"What is it, Maggie darling?" I asked, stroking her long, fair hair with my hand.

"Oh, May," she sobbed, "if only we could be together; if only I had not to go away and leave you. I counted the days this morning on the almanack, and there are only nineteen more."

"Poor little Maggie!" I said. "What shall I do without you?"

"And what shall I do without you, May?" she said. "My aunts are very kind, but they are not like you; you are just like a mother to me. I shall never be a good girl, May, when I haven't you to talk to me, and when I can't tell you all my troubles."

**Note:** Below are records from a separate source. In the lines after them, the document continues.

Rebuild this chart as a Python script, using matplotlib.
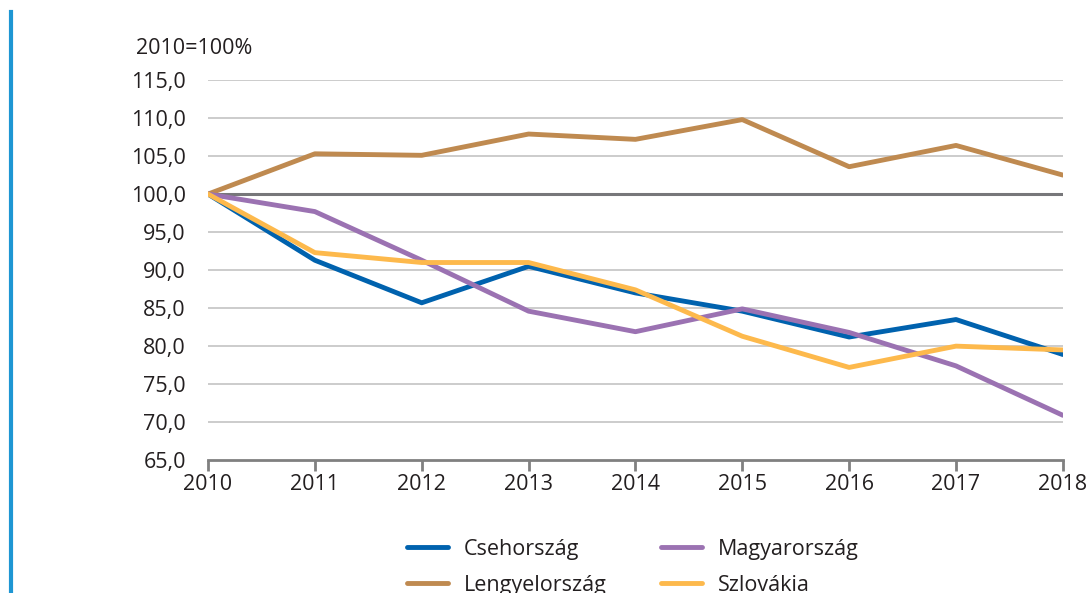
import matplotlib
matplotlib.use('Agg')
import matplotlib.pyplot as plt
from matplotlib.ticker import FuncFormatter
from matplotlib.lines import Line2D

years = [2010, 2011, 2012, 2013, 2014, 2015, 2016, 2017, 2018]
cseh = [100.0, 91.3, 85.7, 90.5, 87.0, 84.6, 81.2, 83.5, 78.9]
lengyel = [100.0, 105.3, 105.1, 107.9, 107.2, 109.8, 103.6, 106.4, 102.5]
magyar = [100.0, 97.7, 91.3, 84.6, 81.9, 84.9, 81.8, 77.4, 70.9]
szlovak = [100.0, 92.3, 91.0, 91.0, 87.4, 81.3, 77.2, 80.0, 79.5]

plt.rcParams['font.family'] = ['Open Sans', 'DejaVu Sans']
fs = 15.5
txt = '#231f20'

fig = plt.figure(figsize=(10.89, 5.93), dpi=100)
ax = fig.add_axes([0.191, 0.224, 0.785, 0.641])

for v in range(70, 120, 5):
    if v == 100:
        continue
    ax.axhline(v, color='#c4c4c4', lw=1.2, zorder=1)
ax.axhline(100, color='#77777a', lw=2.2, zorder=2)

lw = 3.5
ax.plot(years, cseh, color='#0062ae', lw=lw, label='Csehország', zorder=3, solid_capstyle='round')
ax.plot(years, lengyel, color='#bf8a50', lw=lw, label='Lengyelország', zorder=3, solid_capstyle='round')
ax.plot(years, magyar, color='#9b72b2', lw=lw, label='Magyarország', zorder=4, solid_capstyle='round')
ax.plot(years, szlovak, color='#fdb94c', lw=lw, label='Szlovákia', zorder=5, solid_capstyle='round')

ax.set_xlim(2010, 2018)
ax.set_ylim(65, 115)
ax.set_xticks(years)
ax.set_yticks(range(65, 120, 5))
ax.yaxis.set_major_formatter(FuncFormatter(lambda v, p: f'{v:.1f}'.replace('.', ',')))

for s in ['top', 'right', 'left']:
    ax.spines[s].set_visible(False)
ax.spines['bottom'].set_color('#808080')
ax.spines['bottom'].set_linewidth(2)
ax.spines['bottom'].set_zorder(6)
ax.tick_params(axis='y', length=0, pad=16, labelsize=fs, labelcolor=txt)
ax.tick_params(axis='x', direction='out', length=8, width=2, color='#808080',
               pad=2, labelsize=fs, labelcolor=txt)

fig.text(0.125, 0.9, '2010=100%', fontsize=fs, color=txt, va='bottom', ha='left')

# blue side bar
fig.add_artist(Line2D([0.0105, 0.0105], [0.0, 0.98], color='#1e96d3', lw=3,
                      transform=fig.transFigure))

fig.legend(loc='upper left', bbox_to_anchor=(0.364, 0.11), ncol=2, frameon=False,
           fontsize=fs, handlelength=1.9, handletextpad=0.75, columnspacing=2.5,
           labelspacing=0.7, borderpad=0, labelcolor=txt)

fig.savefig('out.png', dpi=100)
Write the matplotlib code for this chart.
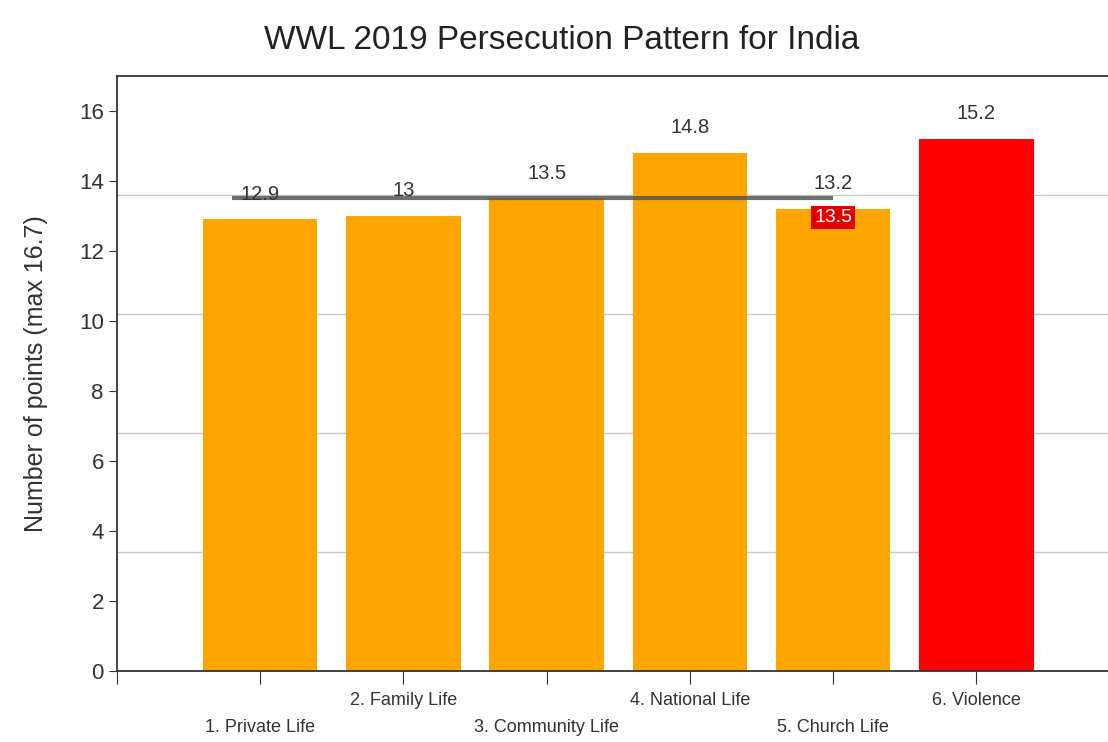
import numpy as np
import matplotlib
matplotlib.use('Agg')
import matplotlib.pyplot as plt

categories = ['1. Private Life', '2. Family Life', '3. Community Life',
              '4. National Life', '5. Church Life', '6. Violence']
values = [12.9, 13, 13.5, 14.8, 13.2, 15.2]
value_labels = ['12.9', '13', '13.5', '14.8', '13.2', '15.2']
colors = ['#FFA500', '#FFA500', '#FFA500', '#FFA500', '#FFA500', '#FF0000']
average = 13.5
yticks = [0, 2, 4, 6, 8, 10, 12, 14, 16]
grid_levels = [3.4, 6.8, 10.2, 13.6]

plt.rcParams['font.family'] = ['Liberation Sans', 'DejaVu Sans']

fig = plt.figure(figsize=(11.08, 7.42), dpi=100)
ax = fig.add_axes([0.1056, 0.0957, 0.8944, 0.8019])

x = np.arange(len(values))

for g in grid_levels:
    ax.axhline(g, color='#c8c8c8', lw=1, zorder=0)

ax.bar(x, values, width=0.8, color=colors, zorder=2)

for xi, v, lab in zip(x, values, value_labels):
    ax.text(xi, v + 0.45, lab, ha='center', va='bottom', fontsize=14.5, color='#333333', zorder=4)

# average line
ax.hlines(average, -0.2, 4.0, color='#555555', lw=3, alpha=0.85, zorder=3)
ax.text(4.0, average - 0.55, str(average), ha='center', va='center', fontsize=14,
        color='white', zorder=5,
        bbox=dict(boxstyle='square,pad=0.15', fc='#E00000', ec='none'))

ax.set_xlim(-1, 5.92)
ax.set_ylim(0, 17)
ax.set_yticks(yticks)
ax.set_xticks(np.arange(-1, len(values)))
ax.set_xticklabels([])
ax.tick_params(axis='y', labelsize=16, length=6, colors='#333333', labelcolor='#333333')
ax.tick_params(axis='x', length=9, direction='out', colors='#333333')

for i, c in enumerate(categories):
    yoff = -0.05 if i % 2 == 1 else -0.095
    ax.text(i, yoff, c, transform=ax.get_xaxis_transform(), ha='center', va='center',
            fontsize=13, color='#333333')

ax.spines['right'].set_visible(False)
for s in ['left', 'top', 'bottom']:
    ax.spines[s].set_color('#333333')
    ax.spines[s].set_linewidth(1.3)

ax.set_ylabel('Number of points (max 16.7)', fontsize=18, color='#333333', labelpad=22)
fig.text(0.507, 0.946, 'WWL 2019 Persecution Pattern for India', ha='center', va='center',
         fontsize=24, color='#222222')

fig.savefig('out.png', dpi=100)
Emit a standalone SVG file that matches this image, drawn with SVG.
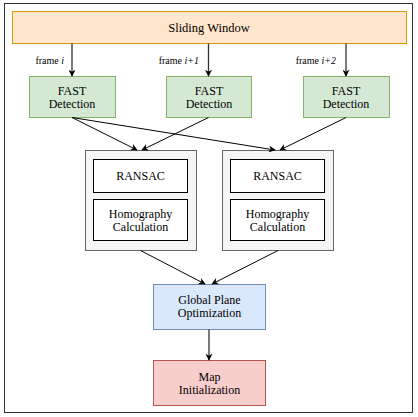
<svg xmlns="http://www.w3.org/2000/svg" width="418" height="417" viewBox="0 0 418 417">
<defs>
<marker id="ah" viewBox="0 0 10 10" refX="9" refY="5" markerWidth="7" markerHeight="7" orient="auto" markerUnits="userSpaceOnUse">
<path d="M0,0 L10,5 L0,10 L3,5 Z" fill="#000"/>
</marker>
<style>
svg text, svg tspan{font-family:'Liberation Serif',serif !important}
text{fill:#000;text-anchor:middle}
.t{font-size:12px}
.big{font-size:12.5px}
.lbl{font-size:10px;text-anchor:end}
.c{fill:none;stroke:#000;stroke-width:1;marker-end:url(#ah)}
.v{stroke:#333;stroke-width:1.3}
</style>
</defs>
<rect x="0" y="0" width="418" height="417" fill="#fff"/>
<rect x="4.5" y="3.5" width="408" height="409" fill="#fff" stroke="#333" stroke-width="1"/>
<g font-family="Liberation Serif">
<g id="sliding">
<rect x="12.5" y="11.5" width="394" height="32" fill="#ffe6cc" stroke="#d79b00"/>
<text class="big" x="209" y="32" style="font-family:'Liberation Serif'">Sliding Window</text>
</g>
<g id="fast1">
<rect x="29.5" y="76.5" width="86" height="41" fill="#d5e8d4" stroke="#82b366"/>
<text class="t" x="72" y="95" style="font-family:'Liberation Serif'">FAST</text><text class="t" x="72" y="108" style="font-family:'Liberation Serif'">Detection</text>
</g>
<g id="fast2">
<rect x="166.5" y="76.5" width="85" height="41" fill="#d5e8d4" stroke="#82b366"/>
<text class="t" x="209" y="95" style="font-family:'Liberation Serif'">FAST</text><text class="t" x="209" y="108" style="font-family:'Liberation Serif'">Detection</text>
</g>
<g id="fast3">
<rect x="303.5" y="76.5" width="86" height="41" fill="#d5e8d4" stroke="#82b366"/>
<text class="t" x="346" y="95" style="font-family:'Liberation Serif'">FAST</text><text class="t" x="346" y="108" style="font-family:'Liberation Serif'">Detection</text>
</g>
<g id="group1">
<rect x="85.5" y="150.5" width="111" height="100" fill="#f5f5f5" stroke="#666"/>
</g>
<g id="ransac1">
<rect x="93.5" y="159.5" width="94" height="33" fill="#fff" stroke="#000"/>
<text class="t" x="140.5" y="180" style="font-family:'Liberation Serif'">RANSAC</text>
</g>
<g id="homo1">
<rect x="93.5" y="199.5" width="94" height="41" fill="#fff" stroke="#000"/>
<text class="t" x="140.5" y="218" style="font-family:'Liberation Serif'">Homography</text><text class="t" x="140.5" y="231" style="font-family:'Liberation Serif'">Calculation</text>
</g>
<g id="group2">
<rect x="222.5" y="150.5" width="111" height="100" fill="#f5f5f5" stroke="#666"/>
</g>
<g id="ransac2">
<rect x="230.5" y="159.5" width="94" height="33" fill="#fff" stroke="#000"/>
<text class="t" x="277.5" y="180" style="font-family:'Liberation Serif'">RANSAC</text>
</g>
<g id="homo2">
<rect x="230.5" y="199.5" width="94" height="41" fill="#fff" stroke="#000"/>
<text class="t" x="277.5" y="218" style="font-family:'Liberation Serif'">Homography</text><text class="t" x="277.5" y="231" style="font-family:'Liberation Serif'">Calculation</text>
</g>
<g id="global">
<rect x="153.5" y="284.5" width="112" height="45" fill="#dae8fc" stroke="#6c8ebf"/>
<text class="t" x="209.5" y="304" style="font-family:'Liberation Serif'">Global Plane</text><text class="t" x="209.5" y="317" style="font-family:'Liberation Serif'">Optimization</text>
</g>
<g id="map">
<rect x="153.5" y="360.5" width="112" height="45" fill="#f8cecc" stroke="#b85450"/>
<text class="t" x="209.5" y="381" style="font-family:'Liberation Serif'">Map</text><text class="t" x="209.5" y="394" style="font-family:'Liberation Serif'">Initialization</text>
</g>
<g id="connectors">
<line class="c v" x1="72" y1="43.5" x2="72" y2="76"/>
<line class="c v" x1="208.5" y1="43.5" x2="208.5" y2="76"/>
<line class="c v" x1="346" y1="43.5" x2="346" y2="76"/>
<line class="c" x1="72" y1="117.5" x2="137" y2="150"/>
<line class="c" x1="208.5" y1="117.5" x2="142" y2="150"/>
<line class="c" x1="72" y1="117.5" x2="275" y2="150"/>
<line class="c" x1="346" y1="117.5" x2="280" y2="150"/>
<line class="c" x1="140.5" y1="250.5" x2="205" y2="284"/>
<line class="c" x1="278" y1="250.5" x2="212" y2="284"/>
<line class="c v" x1="209" y1="329.5" x2="209" y2="360"/>
<text class="lbl" x="64" y="64" style="font-family:'Liberation Serif'">frame <tspan font-style="italic">i</tspan></text>
<text class="lbl" x="199" y="64" style="font-family:'Liberation Serif'">frame <tspan font-style="italic">i+1</tspan></text>
<text class="lbl" x="336" y="64" style="font-family:'Liberation Serif'">frame <tspan font-style="italic">i+2</tspan></text>
</g>
</g>
</svg>
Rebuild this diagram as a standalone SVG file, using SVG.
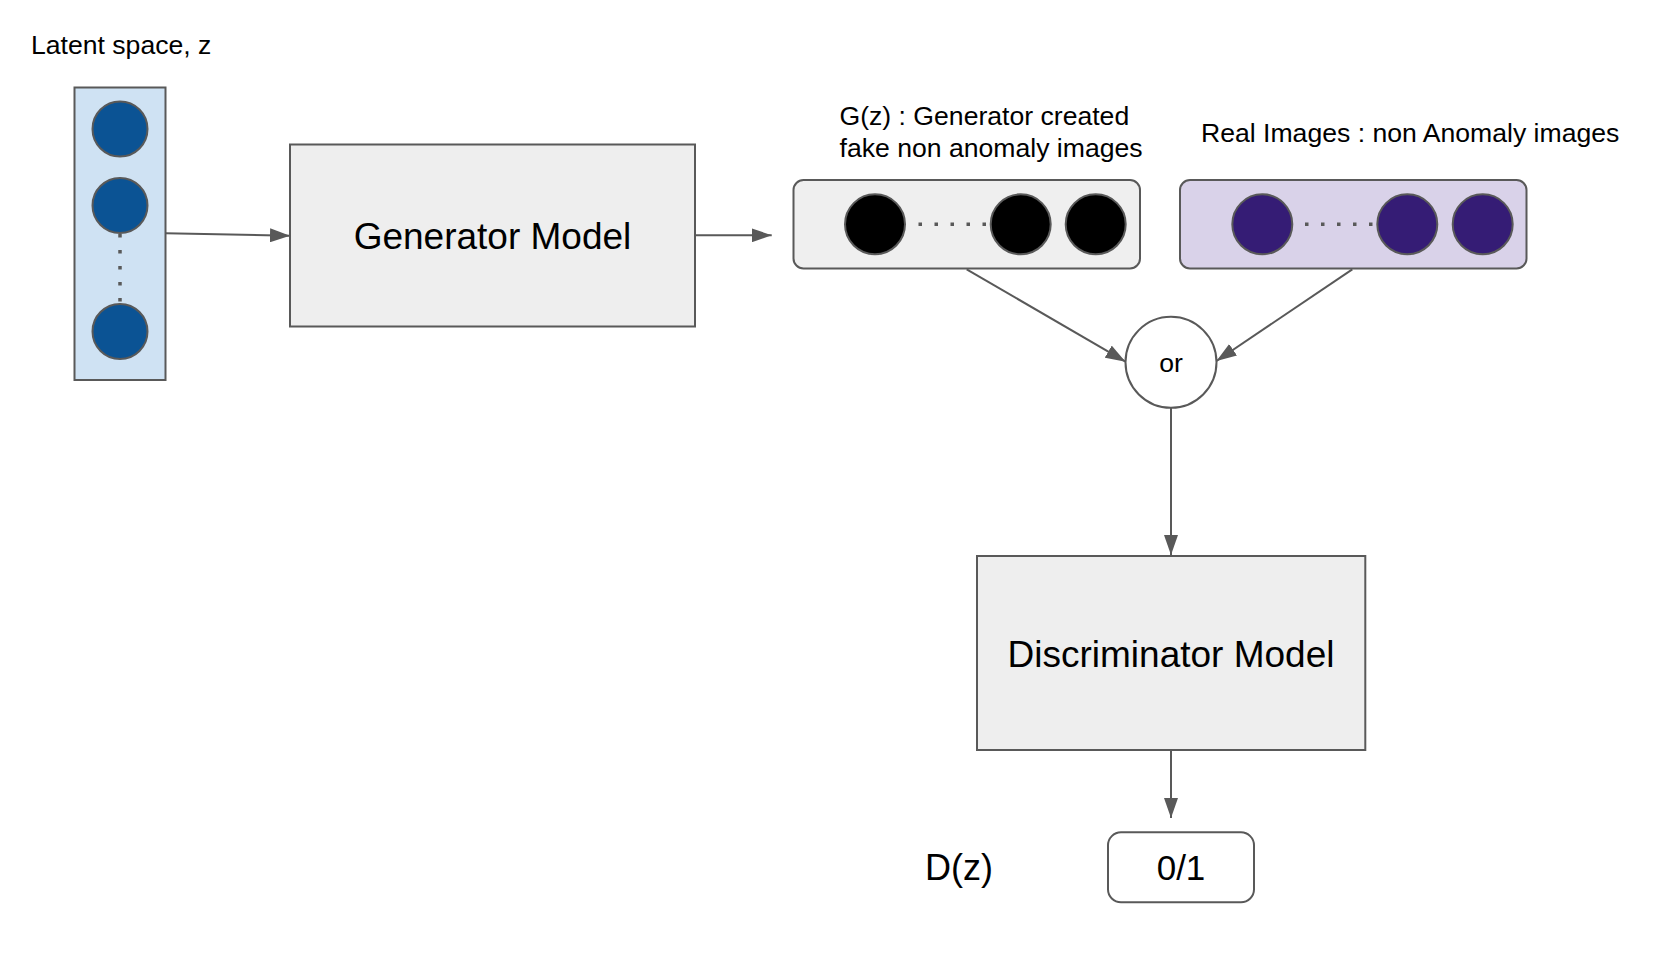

"But you can tell Jesus, Maggie," I said, "just as you have always told me, and He will help you and comfort you far, far better than I could do."

"Yes, May," she said, putting up her face to be kissed, "I will tell Him every day; I promise you that I will."

"And then you can write to me, Maggie," I said. "Look here what I have bought for you. I had meant to have kept it till the last day, but perhaps I had better give it to you now."

I went to a drawer and brought out a neat little desk filled with paper, envelopes, pens, stamps, and everything necessary for letter-writing.

Maggie was charmed with it, and was quite as merry as she had been sad before, and began to plan at once how many letters she would write me every week, and what she would say in them. She said she should tell me everything, even what time she got up every morning and went to bed every night.

Dear little Maggie! How well I can picture her to myself as she looked on that memorable evening in my life, on which I had refused to be Claude Ellis's wife.